Posted by Bruce Kahl on May 28, 2000
In Reply to: P's & Q's posted by James Briggs on May 28, 2000
These are some of the explanations I've seen advanced in various places:
Advice to a child learning its letters to be careful not to mix up the handwritten lower-case letters p and q.
Similar advice to a printer's apprentice, for whom the backward-facing metal type letters would be especially confusing.
An abbreviation of mind your please's and thank-you's.
Instructions from a French dancing master to be sure to perform the dance figures pieds and queues accurately.
An admonishment to seamen not to soil their navy pea-jackets with their tarred queues, that is, their pigtails.
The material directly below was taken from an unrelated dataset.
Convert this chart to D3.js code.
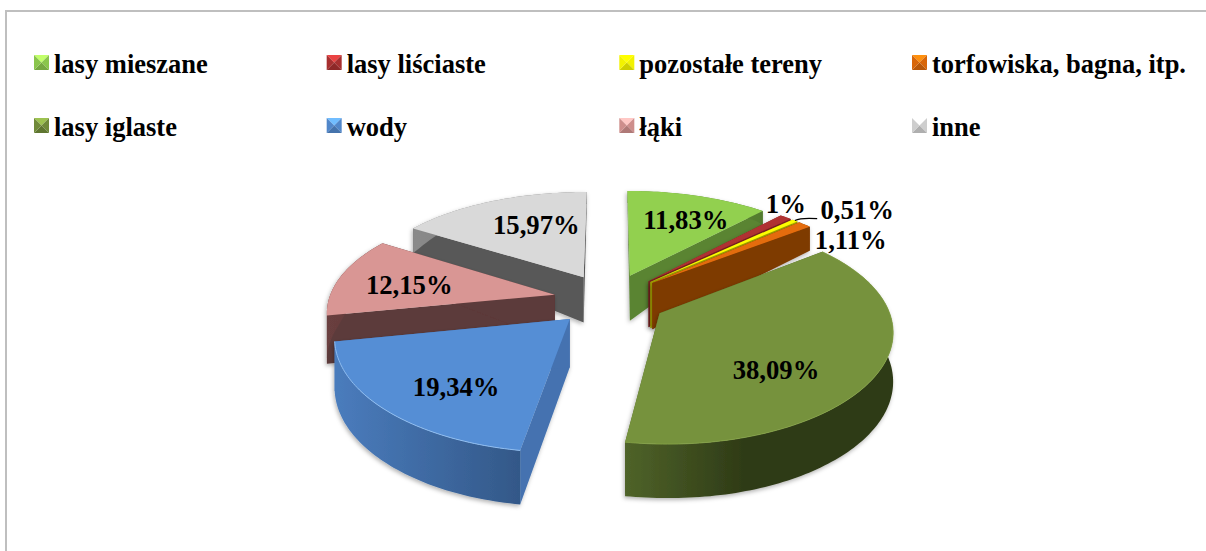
<!DOCTYPE html>
<html><head><meta charset="utf-8">
<style>html,body{margin:0;padding:0;background:#fff}svg{display:block}text{font-family:"Liberation Serif",serif;font-weight:bold;fill:#000}</style>
<script src="https://cdn.jsdelivr.net/npm/d3@7/dist/d3.min.js"></script>
</head><body><svg id="c" width="1206" height="551"></svg>
<script>
const categories = ["lasy mieszane","lasy liściaste","pozostałe tereny","torfowiska, bagna, itp.","lasy iglaste","wody","łąki","inne"];
const values = [11.83,1,0.51,1.11,38.09,19.34,12.15,15.97];
const labels = ["11,83%","1%","0,51%","1,11%","38,09%","19,34%","12,15%","15,97%"];
const topColors  = ["#92d050","#b03232","#ffff00","#e46c0a","#76923c","#558ed5","#d99694","#d9d9d9"];
const faceColors = ["#5a8431","#7a2020","#a0a000","#7e3a05","#4f6228","#4472b0","#5c3a3a","#595959"];
const wallLight  = ["#6a9a3a","#8a2525","#b0b000","#7e3a05","#4f6329","#4a7cbd","#6a3f3f","#8a8a8a"];
const wallDark   = ["#527a2e","#7a2020","#a0a000","#7e3a05","#2e3a16","#335888","#5c3a3a","#777777"];
// painter's order, back to front
const drawOrder = [0,7,1,2,3,6,5,4];
const labelNudge = [[13,-5],[52,-37],[117,-34],[104,-6],[-10,22],[-8,16],[-16,1.5],[10,-4]];

const svg = d3.select("#c");
const defs = svg.append("defs");
const W = 1206, H = 551;

// frame
svg.append("path").attr("d", d3.line()([[6,H],[6,11],[W,11]])).attr("fill","none").attr("stroke","#bfbfbf").attr("stroke-width",2);

// perspective projection of the pie plane
const cx = 610, cy = 299.5, ax = 226, by = 105.3, kx = 0.14, ky = 0.159, explode = 0.25;
const depthAt = d3.scaleLinear().domain([-1,-0.7,-0.2,1.1]).range([12,28,46,54]).clamp(true);
const project = (X, Y, Z) => [
  cx + ax * X / (1 - kx * Y),
  cy + by * Y / (1 - ky * Y) + depthAt(Y) * Z
];
const slices = d3.pie().sort(null).value(d => d)(values);
const mid = s => (s.startAngle + s.endAngle) / 2;
const pt = (s, a, r, z) => {
  const m = mid(s);
  return project(explode * Math.sin(m) + r * Math.sin(a), -explode * Math.cos(m) - r * Math.cos(a), z);
};
const line = d3.line();
const rim = (s, z) => {
  const n = Math.max(2, Math.ceil((s.endAngle - s.startAngle) / 0.02));
  return d3.range(n + 1).map(i => pt(s, s.startAngle + (s.endAngle - s.startAngle) * i / n, 1, z));
};

// soft shadow
const f = defs.append("filter").attr("id","sh").attr("x","-10%").attr("y","-10%").attr("width","120%").attr("height","120%");
f.append("feDropShadow").attr("dx",-1).attr("dy",2).attr("stdDeviation",2).attr("flood-color","#000").attr("flood-opacity",0.3);

const pie = svg.append("g");
drawOrder.forEach(i => {
  const s = slices[i];
  const g = pie.append("g").attr("filter", "url(#sh)");
  const id = "wall" + i;
  const gr = defs.append("linearGradient").attr("id", id);
  gr.append("stop").attr("offset","0%").attr("stop-color", wallLight[i]);
  gr.append("stop").attr("offset", i === 4 ? "45%" : "100%").attr("stop-color", wallDark[i]);
  if (i === 4) gr.append("stop").attr("offset","100%").attr("stop-color", wallDark[i]);

  const apexT = pt(s, 0, 0, 0), apexB = pt(s, 0, 0, 1);
  // cut faces
  const startFace = [apexT, pt(s, s.startAngle, 1, 0), pt(s, s.startAngle, 1, 1), apexB];
  const endFace = [apexT, pt(s, s.endAngle, 1, 0), pt(s, s.endAngle, 1, 1), apexB];
  g.append("path").attr("d", line(startFace) + "Z").attr("fill", faceColors[i]);
  g.append("path").attr("d", line(endFace) + "Z").attr("fill", faceColors[i]);
  // outer wall
  const t = rim(s, 0), b = rim(s, 1);
  g.append("path").attr("d", line(t.concat(b.slice().reverse())) + "Z").attr("fill", `url(#${id})`);
  // top
  g.append("path").attr("d", line([apexT].concat(t)) + "Z").attr("fill", topColors[i]);
  if (i === 5) g.append("path").attr("d", line(t)).attr("fill","none").attr("stroke","#8fbdf0").attr("stroke-width",1);
  if (i === 4) g.append("path").attr("d", line(t)).attr("fill","none").attr("stroke","#86a548").attr("stroke-width",0.8);
});

// data labels
const lab = svg.append("g").attr("font-size", 26.67).attr("text-anchor","middle");
slices.forEach((s, i) => {
  const p = pt(s, mid(s), 0.6, 0);
  const x = p[0] + labelNudge[i][0], y = p[1] + labelNudge[i][1];
  lab.append("text").attr("x", x).attr("y", y).attr("dy","0.33em").text(labels[i]);
  if (i === 2) {
    const r = pt(s, mid(s), 1, 0);
    const path = d3.path();
    path.moveTo(r[0], r[1]);
    path.quadraticCurveTo(r[0] + 6, r[1] - 3, x - 40, y + 9);
    svg.append("path").attr("d", path.toString()).attr("fill","none").attr("stroke","#000").attr("stroke-width",1.2);
  }
});

// legend
const colX = d3.scaleLinear().domain([0,3]).range([34,912]);
const rowY = d3.scaleLinear().domain([0,1]).range([55,118]);
const sz = 15;
const legend = svg.append("g").attr("font-size", 26.5);
categories.forEach((c, i) => {
  const x = colX(i % 4), y = rowY(Math.floor(i / 4));
  const g = legend.append("g").attr("transform", `translate(${x},${y})`);
  const base = d3.color(topColors[i]);
  const m = [sz / 2, sz / 2];
  const corners = [[0,0],[sz,0],[sz,sz],[0,sz]];
  const shades = [base.brighter(0.8), base.darker(0.15), base.darker(0.6), base.darker(0.15)];
  corners.forEach((q, j) => {
    g.append("path").attr("d", line([q, corners[(j + 1) % 4], m]) + "Z").attr("fill", shades[j]);
  });
  g.append("text").attr("x", 20).attr("y", 18).text(c);
});
</script></body></html>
There was once an expression P and Q, often written pee and kew, which was a seventeenth-century colloquial expression for "prime quality". This later became a dialect expression (the English Dialect Dictionary reports it in Victorian times from Shropshire and Herefordshire).
OED2 has a citation from Rowlands' Knave of Harts of 1612:
"Bring in a quart of Maligo, right true: And looke, you Rogue, that it be Pee and Kew."
Nobody is really sure what either P or Q stood for. To say they're the initials of "Prime Quality" seems to be folk etymology, because surely that would make "PQ" rather than "P and Q".